Garner v. Wolfinbarger — Quick Summary

Garner v. Wolfinbarger

430 F.2d 1093 (5th Cir. 1970)

In Brief

Garner v. Wolfinbarger is a pivotal case in the realm of corporate law as it addresses the complex interplay between the attorney-client privilege and the rights of corporate shareholders.

Key Issue

Whether the attorney-client privilege can be invoked by a corporation to shield communications from disclosure to its shareholders in a derivative suit.

The Rule

The attorney-client privilege, while applicable to corporations, is not absolute and may be subject to balancing the interests of corporate management and the shareholders' need for access to information, particularly in derivative lawsuits alleging misconduct.

Bottom Line

The court held that the attorney-client privilege is not absolute in the corporate context and can be pierced by shareholders under certain circumstances, such as when the communication's subject matter or wrongdoing is at issue and shareholders have a legitimate interest in the information.

Why It Matters

Garner v.

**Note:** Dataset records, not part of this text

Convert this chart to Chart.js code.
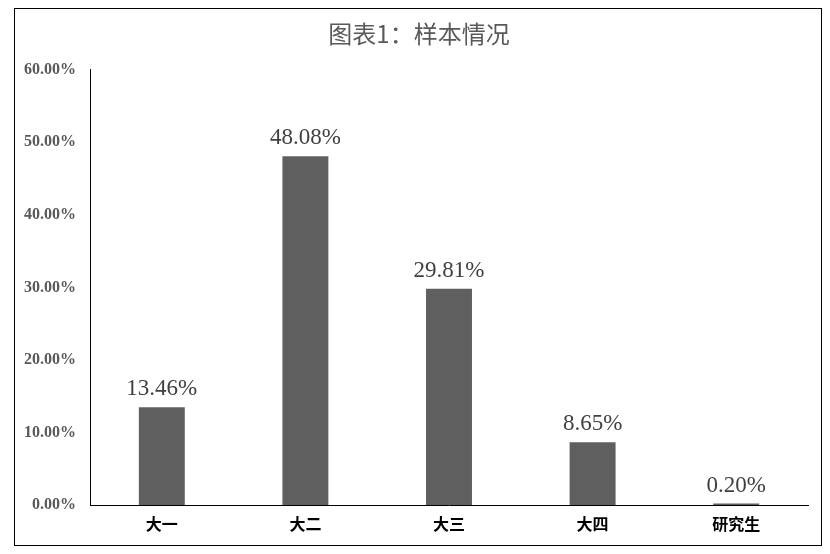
<!DOCTYPE html>
<html>
<head>
<meta charset="utf-8">
<script src="https://cdn.jsdelivr.net/npm/chart.js@4"></script>
<style>
html,body{margin:0;padding:0;background:#fff;}
#wrap{position:relative;width:830px;height:554px;}
#frame{position:absolute;left:14px;top:8px;width:808px;height:538px;border:1.5px solid #000;pointer-events:none;box-sizing:border-box;}
canvas{position:absolute;left:0;top:0;}
</style>
</head>
<body>
<div id="wrap"><canvas id="c" width="830" height="554"></canvas><div id="frame"></div></div>
<script>
const categories = ['大一', '大二', '大三', '大四', '研究生'];
const values = [13.46, 48.08, 29.81, 8.65, 0.20];
const yTicks = [0, 10, 20, 30, 40, 50, 60];
const titleText = '图表1：样本情况';

const labelPlugin = {
  id: 'barLabels',
  afterDatasetsDraw(chart) {
    const ctx = chart.ctx;
    const meta = chart.getDatasetMeta(0);
    ctx.save();
    ctx.font = '23px "Liberation Serif", "Noto Sans CJK SC", serif';
    ctx.fillStyle = '#404040';
    ctx.textAlign = 'center';
    ctx.textBaseline = 'alphabetic';
    meta.data.forEach((el, i) => {
      ctx.fillText(values[i].toFixed(2) + '%', el.x, el.y - 12);
    });
    ctx.restore();
  }
};

new Chart(document.getElementById('c'), {
  type: 'bar',
  data: {
    labels: categories,
    datasets: [{
      data: values,
      backgroundColor: '#5f5f5f',
      borderWidth: 0,
      barPercentage: 0.64,
      categoryPercentage: 0.5
    }]
  },
  options: {
    responsive: false,
    animation: false,
    devicePixelRatio: 1,
    layout: { padding: { left: 8, right: 0, top: 19, bottom: 0 } },
    plugins: {
      legend: { display: false },
      tooltip: { enabled: false },
      title: {
        display: true,
        text: titleText,
        color: '#595959',
        font: { family: '"Noto Sans CJK SC", sans-serif', size: 24, weight: 'normal' },
        padding: { top: 0, bottom: 22 }
      }
    },
    scales: {
      x: {
        grid: { display: false, drawTicks: false },
        border: { display: true, color: '#000', width: 1 },
        ticks: {
          color: '#000',
          font: { family: '"Noto Sans CJK SC", sans-serif', size: 16, weight: 'bold' },
          padding: 9
        },
        afterFit(scale) { scale.height = 49; }
      },
      y: {
        min: 0,
        max: 60,
        grid: { display: false, drawTicks: false },
        border: { display: true, color: '#000', width: 1 },
        afterBuildTicks(scale) { scale.ticks = yTicks.map(v => ({ value: v })); },
        ticks: {
          color: '#595959',
          font: { family: '"Liberation Serif", serif', size: 16, weight: 'bold' },
          padding: 14,
          callback: v => v.toFixed(2) + '%'
        },
        afterFit(scale) { scale.width = 82; }
      },
      yR: {
        position: 'right',
        display: true,
        min: 0,
        max: 60,
        grid: { display: false, drawTicks: false },
        border: { display: false },
        ticks: { display: false },
        afterFit(scale) { scale.width = 22; }
      }
    }
  },
  plugins: [labelPlugin]
});
</script>
</body>
</html>
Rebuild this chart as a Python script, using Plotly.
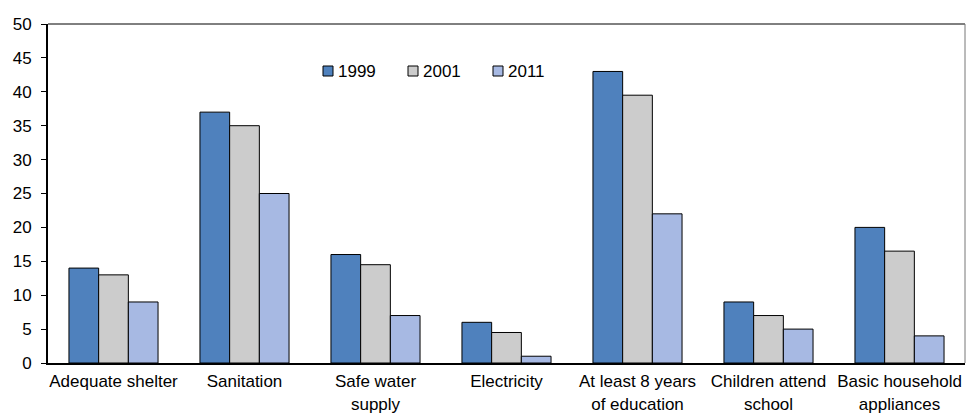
import plotly.graph_objects as go

categories = ["Adequate shelter", "Sanitation", "Safe water<br>supply", "Electricity",
              "At least 8 years<br>of education", "Children attend<br>school", "Basic household<br>appliances"]
series_names = ["1999", "2001", "2011"]
v1999 = [14, 37, 16, 6, 43, 9, 20]
v2001 = [13, 35, 14.5, 4.5, 39.5, 7, 16.5]
v2011 = [9, 25, 7, 1, 22, 5, 4]
colors = ["#4f81bd", "#cccccc", "#a7b9e3"]
y_ticks = list(range(0, 51, 5))

W, H = 966, 414
ml, mr, mt, mb = 48, 1, 24, 51
pw, ph = W - ml - mr, H - mt - mb

fig = go.Figure()
for name, vals, c in zip(series_names, [v1999, v2001, v2011], colors):
    fig.add_trace(go.Bar(x=categories, y=vals, name=name, showlegend=False,
                         marker=dict(color=c, line=dict(color="black", width=1))))

# top/right thin frame
fig.add_shape(type="line", xref="paper", yref="paper", x0=0, x1=1, y0=1, y1=1,
              line=dict(color="black", width=1))
fig.add_shape(type="line", xref="paper", yref="paper", x0=1, x1=1, y0=0, y1=1,
              line=dict(color="#777777", width=1))

# custom legend (pixel positions converted to paper coords)
leg_x = [323, 408, 493]
leg_y = 71
for name, c, lx in zip(series_names, colors, leg_x):
    x0 = (lx - ml) / pw
    x1 = (lx + 10 - ml) / pw
    y0 = 1 - (leg_y + 5 - mt) / ph
    y1 = 1 - (leg_y - 5 - mt) / ph
    fig.add_shape(type="rect", xref="paper", yref="paper", x0=x0, x1=x1, y0=y0, y1=y1,
                  fillcolor=c, line=dict(color="black", width=1))
    fig.add_annotation(xref="paper", yref="paper", x=(lx + 13 - ml) / pw,
                       y=1 - (leg_y - mt) / ph, text=name, showarrow=False,
                       xanchor="left", yanchor="middle",
                       font=dict(size=17, color="black"))

fig.update_layout(
    width=W, height=H,
    margin=dict(l=ml, r=mr, t=mt, b=mb, autoexpand=False),
    barmode="group", bargap=0.32, bargroupgap=0,
    plot_bgcolor="white", paper_bgcolor="white",
    font=dict(family="Liberation Sans, Arial", size=17, color="black"),
)
fig.update_xaxes(showline=True, linecolor="black", linewidth=2, automargin=False,
                 ticks="", tickfont=dict(size=17), ticklabelstandoff=2)
fig.update_yaxes(range=[0, 50], tickvals=y_ticks, showgrid=False, zeroline=False,
                 showline=True, linecolor="black", linewidth=2, automargin=False,
                 ticks="outside", ticklen=5, tickcolor="black", tickwidth=1,
                 ticklabelstandoff=6, tickfont=dict(size=17))

fig.write_html("out.html", config={"displayModeBar": False},
               post_script="document.body.style.margin='0';")
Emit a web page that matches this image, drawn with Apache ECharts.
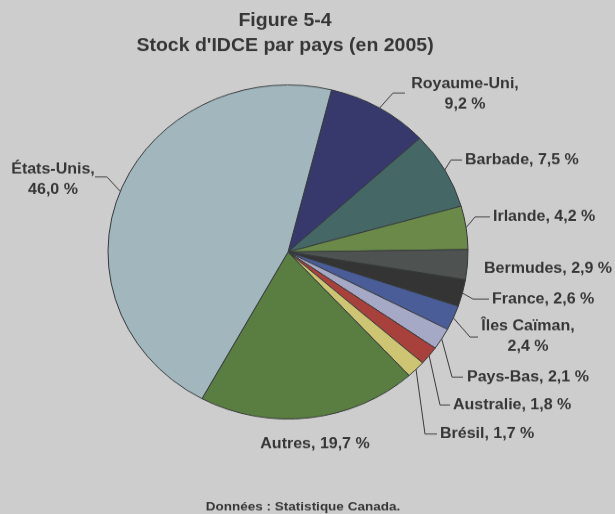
<!DOCTYPE html>
<html>
<head>
<meta charset="utf-8">
<script src="https://cdn.jsdelivr.net/npm/echarts@6/dist/echarts.min.js"></script>
<style>
  html, body { margin: 0; padding: 0; width: 615px; height: 514px; overflow: hidden; background: #cdcdcd; }
  /* the printed figure is slightly compressed vertically */
  #chart { width: 615px; height: 554px; transform: scaleY(0.928); transform-origin: 0 0; }
</style>
</head>
<body>
<div id="chart"></div>
<script>
// Stock of Canadian direct investment abroad by country, 2005 (% of total)
const countries = ['Royaume-Uni', 'Barbade', 'Irlande', 'Bermudes', 'France', 'Îles Caïman',
                   'Pays-Bas', 'Australie', 'Brésil', 'Autres', 'États-Unis'];
const shares = [9.2, 7.5, 4.2, 2.9, 2.6, 2.4, 2.1, 1.8, 1.7, 19.7, 46.0];

const titleLines = ['Figure 5-4', "Stock d'IDCE par pays (en 2005)"];
const sourceNote = 'Données : Statistique Canada.';

const sliceColors = ['#37386b', '#456866', '#6b8a4a', '#4e5251', '#343434', '#4a5d98',
                     '#a6a9c6', '#a8413b', '#cdc474', '#5a7d41', '#a2b6bd'];

// label placement: anchor, alignment, line break, leader elbow/end (null = no leader)
const labelPlacement = [
  { x: 465, y: 101.8, align: 'center', wrap: true,  elbow: [393, 100.2], end: [405, 100.2] },
  { x: 465, y: 172.4, align: 'left',   wrap: false, elbow: [451, 172.4], end: [462, 172.4] },
  { x: 493, y: 233.8, align: 'left',   wrap: false, elbow: [475, 233.8], end: [490, 233.8] },
  { x: 484, y: 289.9, align: 'left',   wrap: false, elbow: null, end: null },
  { x: 492, y: 322.2, align: 'left',   wrap: false, elbow: [473, 322.2], end: [489, 322.2] },
  { x: 528, y: 362.6, align: 'center', wrap: true,  elbow: [470, 363.1], end: [478, 363.1] },
  { x: 467, y: 406.3, align: 'left',   wrap: false, elbow: [452, 406.3], end: [463, 406.3] },
  { x: 453, y: 436.4, align: 'left',   wrap: false, elbow: [440, 436.4], end: [450, 436.4] },
  { x: 440, y: 467.7, align: 'left',   wrap: false, elbow: [425, 467.7], end: [437, 467.7] },
  { x: 315, y: 478.4, align: 'center', wrap: false, elbow: null, end: null },
  { x: 53,  y: 194.0, align: 'center', wrap: true,  elbow: [107, 190.7], end: [95, 190.7] }
];

const FONT = '"Liberation Sans", Arial, Helvetica, sans-serif';
const TEXT = '#363636';

const chart = echarts.init(document.getElementById('chart'), null, { renderer: 'canvas' });

const pieData = countries.map((name, i) => ({
  name: name,
  value: shares[i],
  itemStyle: { color: sliceColors[i] },
  labelLine: { show: !!labelPlacement[i].elbow }
}));

chart.setOption({
  backgroundColor: 'transparent',
  animation: false,
  title: [
    {
      text: titleLines.join('\n'),
      left: 285, top: 9, padding: 0,
      textAlign: 'center',
      textStyle: { fontFamily: FONT, fontWeight: 'bold', fontSize: 19.5, lineHeight: 27, color: TEXT }
    },
    {
      text: sourceNote,
      left: 303, top: 538, padding: 0,
      textAlign: 'center',
      textStyle: { fontFamily: FONT, fontWeight: 'bold', fontSize: 13.5, lineHeight: 16, color: TEXT }
    }
  ],
  series: [{
    type: 'pie',
    silent: true,
    center: [288, 271.5],
    radius: 180,
    startAngle: 76,
    clockwise: true,
    avoidLabelOverlap: false,
    itemStyle: { borderColor: '#34393a', borderWidth: 1 },
    label: {
      show: true,
      position: 'outside',
      fontFamily: FONT,
      fontWeight: 'bold',
      fontSize: 16,
      lineHeight: 22,
      color: TEXT,
      formatter: function (p) {
        const pct = p.value.toFixed(1).replace('.', ',') + ' %';
        return p.name + ',' + (labelPlacement[p.dataIndex].wrap ? '\n' : ' ') + pct;
      }
    },
    labelLine: { show: true, length: 10, length2: 10, lineStyle: { color: '#3a3a3a', width: 1 } },
    labelLayout: function (p) {
      const L = labelPlacement[p.dataIndex];
      const res = { x: L.x, y: L.y, align: L.align, verticalAlign: 'middle' };
      if (L.elbow && p.labelLinePoints) {
        res.labelLinePoints = [p.labelLinePoints[0], L.elbow, L.end];
      }
      return res;
    },
    data: pieData
  }]
});
</script>
</body>
</html>
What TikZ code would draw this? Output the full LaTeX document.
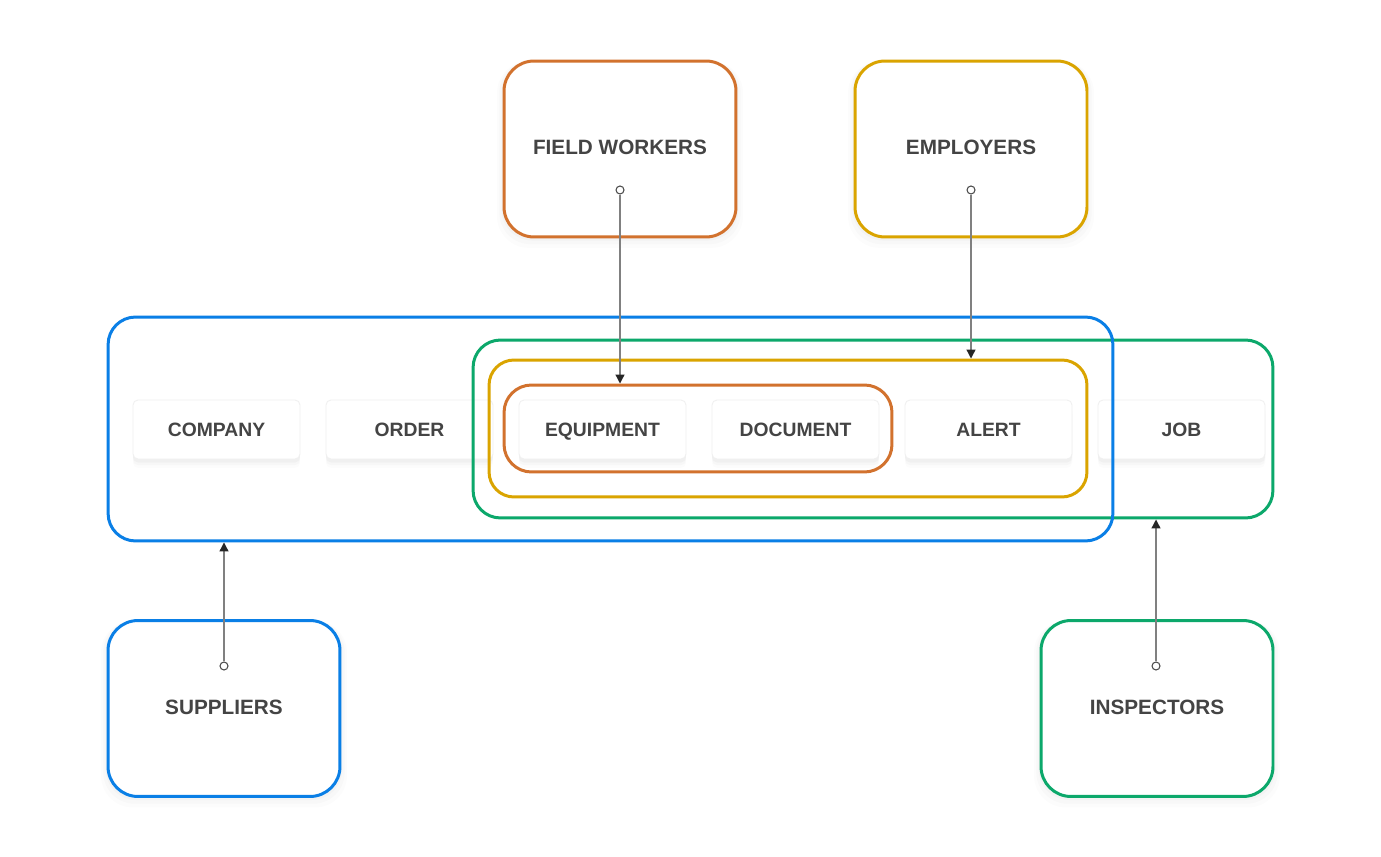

Wolfinbarger is significant for law students because it underscores the dynamic between corporate directors’ duty to stakeholders and the protective scope of the attorney-client privilege. This case serves as a foundational reference in understanding how fiduciary responsibilities can impact legal protections normally afforded to corporate management. It illuminates the conditions under which equity demands access to privileged information, equipping future attorneys with the analytical framework necessary for advising on corporate governance and shareholder rights.